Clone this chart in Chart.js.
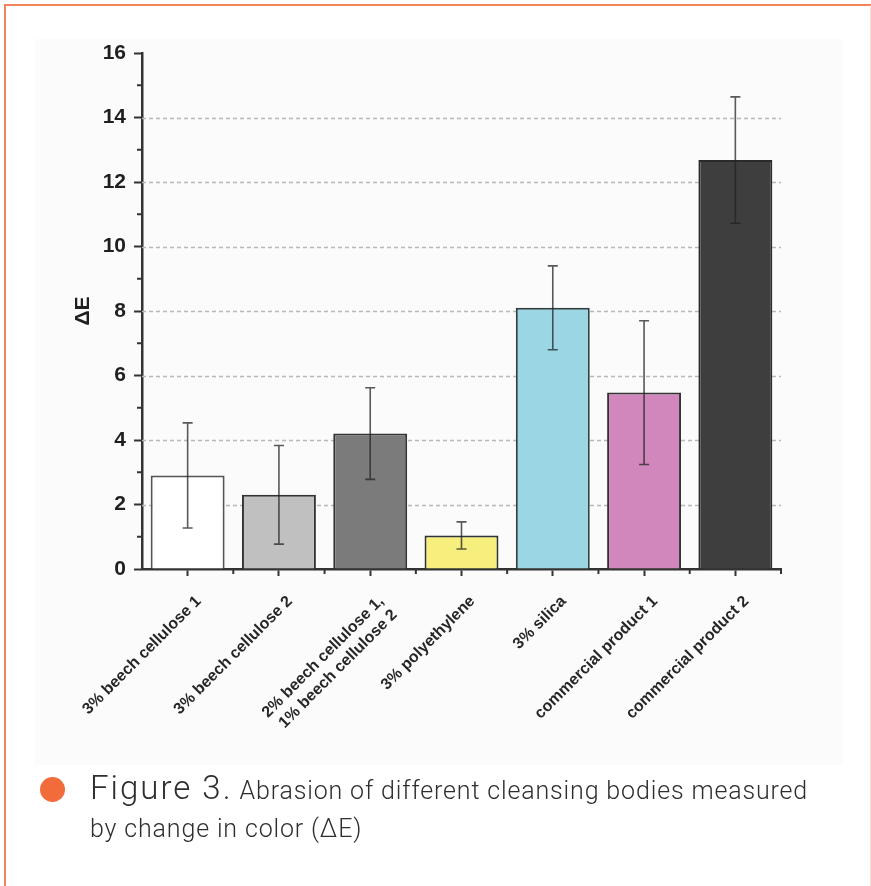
<!DOCTYPE html>
<html>
<head>
<meta charset="utf-8">
<script src="https://cdn.jsdelivr.net/npm/chart.js@4/dist/chart.umd.min.js"></script>
<style>
  html, body { margin: 0; padding: 0; background: #ffffff; }
  body { width: 871px; height: 886px; position: relative; overflow: hidden; }
  #frame {
    position: absolute; left: 4px; top: 4px; width: 864px; height: 1000px;
    border-left: 2px solid #f4845c; border-top: 2px solid #f4845c;
    border-right: 2px solid rgba(244,132,92,0.25);
  }
  #panel { position: absolute; left: 35px; top: 39px; width: 808px; height: 726px; background: #fbfbfb; }
  #wrap { position: absolute; left: 0; top: 0; width: 871px; height: 886px; }
  #dot { position: absolute; left: 39.5px; top: 776.5px; width: 25px; height: 25px; border-radius: 50%; background: #f26b3a; }
  .cap { position: absolute; left: 90px; white-space: nowrap; color: #2e2e2e; font-family: Roboto, "Liberation Sans", sans-serif; font-weight: 300; }
  #cap1 { top: 768px; line-height: 40px; }
  #cap1 .big { font-size: 33px; letter-spacing: 2px; }
  #cap1 .small { font-size: 25px; letter-spacing: 0.85px; }
  #cap2 { top: 812px; line-height: 34px; font-size: 25px; letter-spacing: 0.85px; }
</style>
</head>
<body>
<div id="frame"></div>
<div id="panel"></div>
<div id="wrap"><canvas id="chart" width="871" height="886"></canvas></div>
<div id="dot"></div>
<div class="cap" id="cap1"><span class="big">Figure 3.</span><span class="small"> Abrasion of different cleansing bodies measured</span></div>
<div class="cap" id="cap2">by change in color (ΔE)</div>
<script>
// Cleansing bodies tested and their abrasion (colour change ΔE), mean and standard deviation
const categories = [
  '3% beech cellulose 1',
  '3% beech cellulose 2',
  ['2% beech cellulose 1,', '1% beech cellulose 2'],
  '3% polyethylene',
  '3% silica',
  'commercial product 1',
  'commercial product 2'
];
const meanDeltaE = [2.9, 2.3, 4.2, 1.04, 8.1, 5.47, 12.68];
const sdDeltaE = [1.63, 1.53, 1.42, 0.42, 1.3, 2.23, 1.96];
const barColors = ['#ffffff', '#c0c0c0', '#7b7b7b', '#f6ef7d', '#9bd6e4', '#d186bc', '#3d3e3d'];
const yTicks = [0, 2, 4, 6, 8, 10, 12, 14, 16];
const yMinorTicks = [1, 3, 5, 7, 9, 11, 13, 15];
const gridValues = [2, 4, 6, 8, 10, 12, 14];

const axisColor = '#333333';

// Dashed grid, minor ticks and error bars
const extras = {
  id: 'extras',
  beforeDatasetsDraw(chart) {
    const { ctx, chartArea: a, scales: { y } } = chart;
    ctx.save();
    ctx.strokeStyle = '#b8b8b8';
    ctx.lineWidth = 1.3;
    ctx.setLineDash([4, 3]);
    gridValues.forEach(v => {
      const py = Math.round(y.getPixelForValue(v)) + 0.5;
      ctx.beginPath();
      ctx.moveTo(a.left, py);
      ctx.lineTo(a.right, py);
      ctx.stroke();
    });
    ctx.restore();
  },
  afterDatasetsDraw(chart) {
    const { ctx, scales: { y } } = chart;
    const meta = chart.getDatasetMeta(0);
    ctx.save();
    ctx.strokeStyle = 'rgba(35,35,35,0.75)';
    ctx.lineWidth = 1.6;
    meta.data.forEach((bar, i) => {
      const cx = bar.x;
      const top = y.getPixelForValue(meanDeltaE[i] + sdDeltaE[i]);
      const bot = y.getPixelForValue(meanDeltaE[i] - sdDeltaE[i]);
      ctx.beginPath();
      ctx.moveTo(cx, top); ctx.lineTo(cx, bot);
      ctx.moveTo(cx - 5, top); ctx.lineTo(cx + 5, top);
      ctx.moveTo(cx - 5, bot); ctx.lineTo(cx + 5, bot);
      ctx.stroke();
    });
    ctx.restore();
  },
  afterDraw(chart) {
    const { ctx, chartArea: a, scales: { x, y } } = chart;
    ctx.save();
    ctx.strokeStyle = axisColor;
    ctx.lineWidth = 2;
    // minor ticks on the value axis
    yMinorTicks.forEach(v => {
      const py = y.getPixelForValue(v);
      ctx.beginPath();
      ctx.moveTo(a.left - 5, py); ctx.lineTo(a.left, py);
      ctx.stroke();
    });
    // minor ticks between categories
    for (let i = 0; i < categories.length; i++) {
      const px = i < categories.length - 1
        ? (x.getPixelForValue(i) + x.getPixelForValue(i + 1)) / 2
        : a.right;
      ctx.beginPath();
      ctx.moveTo(px, a.bottom); ctx.lineTo(px, a.bottom + 5);
      ctx.stroke();
    }
    ctx.restore();
  }
};

new Chart(document.getElementById('chart'), {
  type: 'bar',
  data: {
    labels: categories,
    datasets: [{
      data: meanDeltaE,
      backgroundColor: barColors,
      borderColor: ['#555555', '#333333', '#333333', '#333333', '#2f3f42', '#333333', '#2a2a2a'],
      borderWidth: 2,
      borderSkipped: 'start',
      barPercentage: 0.81,
      categoryPercentage: 1.0
    }]
  },
  options: {
    responsive: false,
    animation: false,
    events: [],
    layout: { padding: { top: 53, right: 90, bottom: 137, left: 0 } },
    plugins: { legend: { display: false }, tooltip: { enabled: false }, title: { display: false } },
    scales: {
      x: {
        type: 'category',
        z: 1,
        grid: { display: true, offset: false, drawOnChartArea: false, drawTicks: true, tickLength: 7, tickColor: axisColor, tickWidth: 2 },
        border: { display: true, color: axisColor, width: 2.5 },
        ticks: {
          autoSkip: false,
          maxRotation: 45,
          minRotation: 45,
          padding: 16,
          labelOffset: (c) => (c.index === 2 ? 17 : 11),
          color: '#262626',
          font: { family: '"Liberation Sans", Arial, sans-serif', size: 16, weight: 'bold' }
        },
        afterFit(scale) { scale.height = 180; }
      },
      y: {
        min: 0,
        max: 16,
        z: 1,
        afterBuildTicks(scale) { scale.ticks = yTicks.map(v => ({ value: v })); },
        grid: { display: true, drawOnChartArea: false, drawTicks: true, tickLength: 8, tickColor: axisColor, tickWidth: 2 },
        border: { display: true, color: axisColor, width: 2.5 },
        ticks: {
          padding: 8,
          color: '#1f1f1f',
          font: { family: '"Liberation Sans", Arial, sans-serif', size: 21, weight: 'bold' }
        },
        title: {
          display: true,
          text: 'ΔE',
          color: '#1f1f1f',
          font: { family: '"Liberation Sans", Arial, sans-serif', size: 21, weight: 'bold' },
          padding: { top: 71, bottom: 0 }
        },
        afterFit(scale) { scale.width = 142; }
      }
    }
  },
  plugins: [extras]
});
</script>
</body>
</html>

PROBLEM STATEMENT
All of the material above is to be copied exactly, except for its images.

EXERCISE OUTPUT
Clone this chart in Chart.js.
<!DOCTYPE html>
<html>
<head>
<meta charset="utf-8">
<script src="https://cdn.jsdelivr.net/npm/chart.js@4/dist/chart.umd.min.js"></script>
<style>
  html, body { margin: 0; padding: 0; background: #ffffff; }
  body { width: 871px; height: 886px; position: relative; overflow: hidden; }
  #frame {
    position: absolute; left: 4px; top: 4px; width: 864px; height: 1000px;
    border-left: 2px solid #f4845c; border-top: 2px solid #f4845c;
    border-right: 2px solid rgba(244,132,92,0.25);
  }
  #panel { position: absolute; left: 35px; top: 39px; width: 808px; height: 726px; background: #fbfbfb; }
  #wrap { position: absolute; left: 0; top: 0; width: 871px; height: 886px; }
  #dot { position: absolute; left: 39.5px; top: 776.5px; width: 25px; height: 25px; border-radius: 50%; background: #f26b3a; }
  .cap { position: absolute; left: 90px; white-space: nowrap; color: #2e2e2e; font-family: Roboto, "Liberation Sans", sans-serif; font-weight: 300; }
  #cap1 { top: 768px; line-height: 40px; }
  #cap1 .big { font-size: 33px; letter-spacing: 2px; }
  #cap1 .small { font-size: 25px; letter-spacing: 0.85px; }
  #cap2 { top: 812px; line-height: 34px; font-size: 25px; letter-spacing: 0.85px; }
</style>
</head>
<body>
<div id="frame"></div>
<div id="panel"></div>
<div id="wrap"><canvas id="chart" width="871" height="886"></canvas></div>
<div id="dot"></div>
<div class="cap" id="cap1"><span class="big">Figure 3.</span><span class="small"> Abrasion of different cleansing bodies measured</span></div>
<div class="cap" id="cap2">by change in color (ΔE)</div>
<script>
// Cleansing bodies tested and their abrasion (colour change ΔE), mean and standard deviation
const categories = [
  '3% beech cellulose 1',
  '3% beech cellulose 2',
  ['2% beech cellulose 1,', '1% beech cellulose 2'],
  '3% polyethylene',
  '3% silica',
  'commercial product 1',
  'commercial product 2'
];
const meanDeltaE = [2.9, 2.3, 4.2, 1.04, 8.1, 5.47, 12.68];
const sdDeltaE = [1.63, 1.53, 1.42, 0.42, 1.3, 2.23, 1.96];
const barColors = ['#ffffff', '#c0c0c0', '#7b7b7b', '#f6ef7d', '#9bd6e4', '#d186bc', '#3d3e3d'];
const yTicks = [0, 2, 4, 6, 8, 10, 12, 14, 16];
const yMinorTicks = [1, 3, 5, 7, 9, 11, 13, 15];
const gridValues = [2, 4, 6, 8, 10, 12, 14];

const axisColor = '#333333';

// Dashed grid, minor ticks and error bars
const extras = {
  id: 'extras',
  beforeDatasetsDraw(chart) {
    const { ctx, chartArea: a, scales: { y } } = chart;
    ctx.save();
    ctx.strokeStyle = '#b8b8b8';
    ctx.lineWidth = 1.3;
    ctx.setLineDash([4, 3]);
    gridValues.forEach(v => {
      const py = Math.round(y.getPixelForValue(v)) + 0.5;
      ctx.beginPath();
      ctx.moveTo(a.left, py);
      ctx.lineTo(a.right, py);
      ctx.stroke();
    });
    ctx.restore();
  },
  afterDatasetsDraw(chart) {
    const { ctx, scales: { y } } = chart;
    const meta = chart.getDatasetMeta(0);
    ctx.save();
    ctx.strokeStyle = 'rgba(35,35,35,0.75)';
    ctx.lineWidth = 1.6;
    meta.data.forEach((bar, i) => {
      const cx = bar.x;
      const top = y.getPixelForValue(meanDeltaE[i] + sdDeltaE[i]);
      const bot = y.getPixelForValue(meanDeltaE[i] - sdDeltaE[i]);
      ctx.beginPath();
      ctx.moveTo(cx, top); ctx.lineTo(cx, bot);
      ctx.moveTo(cx - 5, top); ctx.lineTo(cx + 5, top);
      ctx.moveTo(cx - 5, bot); ctx.lineTo(cx + 5, bot);
      ctx.stroke();
    });
    ctx.restore();
  },
  afterDraw(chart) {
    const { ctx, chartArea: a, scales: { x, y } } = chart;
    ctx.save();
    ctx.strokeStyle = axisColor;
    ctx.lineWidth = 2;
    // minor ticks on the value axis
    yMinorTicks.forEach(v => {
      const py = y.getPixelForValue(v);
      ctx.beginPath();
      ctx.moveTo(a.left - 5, py); ctx.lineTo(a.left, py);
      ctx.stroke();
    });
    // minor ticks between categories
    for (let i = 0; i < categories.length; i++) {
      const px = i < categories.length - 1
        ? (x.getPixelForValue(i) + x.getPixelForValue(i + 1)) / 2
        : a.right;
      ctx.beginPath();
      ctx.moveTo(px, a.bottom); ctx.lineTo(px, a.bottom + 5);
      ctx.stroke();
    }
    ctx.restore();
  }
};

new Chart(document.getElementById('chart'), {
  type: 'bar',
  data: {
    labels: categories,
    datasets: [{
      data: meanDeltaE,
      backgroundColor: barColors,
      borderColor: ['#555555', '#333333', '#333333', '#333333', '#2f3f42', '#333333', '#2a2a2a'],
      borderWidth: 2,
      borderSkipped: 'start',
      barPercentage: 0.81,
      categoryPercentage: 1.0
    }]
  },
  options: {
    responsive: false,
    animation: false,
    events: [],
    layout: { padding: { top: 53, right: 90, bottom: 137, left: 0 } },
    plugins: { legend: { display: false }, tooltip: { enabled: false }, title: { display: false } },
    scales: {
      x: {
        type: 'category',
        z: 1,
        grid: { display: true, offset: false, drawOnChartArea: false, drawTicks: true, tickLength: 7, tickColor: axisColor, tickWidth: 2 },
        border: { display: true, color: axisColor, width: 2.5 },
        ticks: {
          autoSkip: false,
          maxRotation: 45,
          minRotation: 45,
          padding: 16,
          labelOffset: (c) => (c.index === 2 ? 17 : 11),
          color: '#262626',
          font: { family: '"Liberation Sans", Arial, sans-serif', size: 16, weight: 'bold' }
        },
        afterFit(scale) { scale.height = 180; }
      },
      y: {
        min: 0,
        max: 16,
        z: 1,
        afterBuildTicks(scale) { scale.ticks = yTicks.map(v => ({ value: v })); },
        grid: { display: true, drawOnChartArea: false, drawTicks: true, tickLength: 8, tickColor: axisColor, tickWidth: 2 },
        border: { display: true, color: axisColor, width: 2.5 },
        ticks: {
          padding: 8,
          color: '#1f1f1f',
          font: { family: '"Liberation Sans", Arial, sans-serif', size: 21, weight: 'bold' }
        },
        title: {
          display: true,
          text: 'ΔE',
          color: '#1f1f1f',
          font: { family: '"Liberation Sans", Arial, sans-serif', size: 21, weight: 'bold' },
          padding: { top: 71, bottom: 0 }
        },
        afterFit(scale) { scale.width = 142; }
      }
    }
  },
  plugins: [extras]
});
</script>
</body>
</html>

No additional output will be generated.